The tricky part (as far as I am concerned) is that all spaces are optional, 
except between words.

Some tests:

()
(one)
   (  one  )  
(())
   (  (  )  )  
(one two)
(()one two)
(one()two)
   (  one  (  )  two  )  
(one two())
(one two three)
((one two)three)
(one(two three))
(()(one two)three)
((()one two)three)
((one()two)three)
((one two())three)
((one two)()three)
((one two)three())
(()one(two three))
(one()(two three))
(one(()two three))
(one(two()three))
(one(two three()))
(one(two three)())
   (  Monday  (  tea  coffee  )  Tuesday  Wednesday  (  morning  (  coffee  
biscuits  )  afternoon  (  tea  cakes  )  )  Thursday  (  closed  )  )  
(Monday(tea coffee)Tuesday Wednesday(morning(coffee biscuits)afternoon(tea 
cakes))Thursday(closed))  

(All lines that begin with spaces also end with spaces)
(That line can also be used as a test)
(and that)

Steven

On Thursday 03 February 2022 22:06:10 (+01:00), Steven Pemberton wrote:

 > I was working on some grammars this week, and tripped up a couple of 
times, getting ambiguous grammars, I think because I was thinking in regexp 
terms, and grammars are not regexps.
 > The place where this was obvious was with repetition.

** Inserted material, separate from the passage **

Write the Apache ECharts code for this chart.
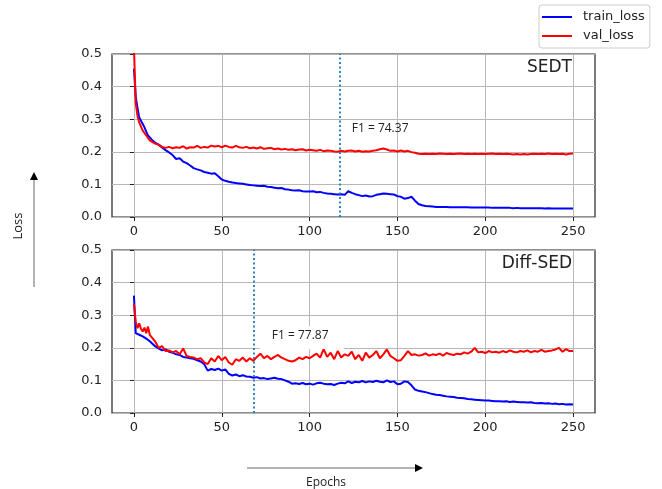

Regexps are 
greedy, grammars aren't. So "x"* with a regexp will match a maximal number 
of x's, but not necessarily with a grammar.
 >
 > I reduced it to a small example in order to work on it more, and I 
thought maybe some of you would like to try it out too, before I give an 
example answer. I found it quite instructional.
 >
 > It's Pascal-style comments (XML comments would work similarly), comments 
surrounded by (* and *).
 >
 > Here is a test set:
 >
 > (**)
 > (***)
 > (****)
 > (*****)
 > (*abc*)
 > (**abc*)
 > (*abc**)
 > (*abc*abc*)
 > (**abc*abc*)
 > (*abc**abc*)
 > (*abc*abc**)
 > (*abc* )(*abc*)
 > (*abc*)(*abc*)
 >
 > (The last line contains two comments; the line before has a space before 
the first closing bracket).
 >
 > It was trickier than I expected at first, because as I said, although I 
was parsing the comments OK, the results were ambiguous.
 >
 > Steven

Received on Wednesday, 31 August 2022 13:27:32 UTC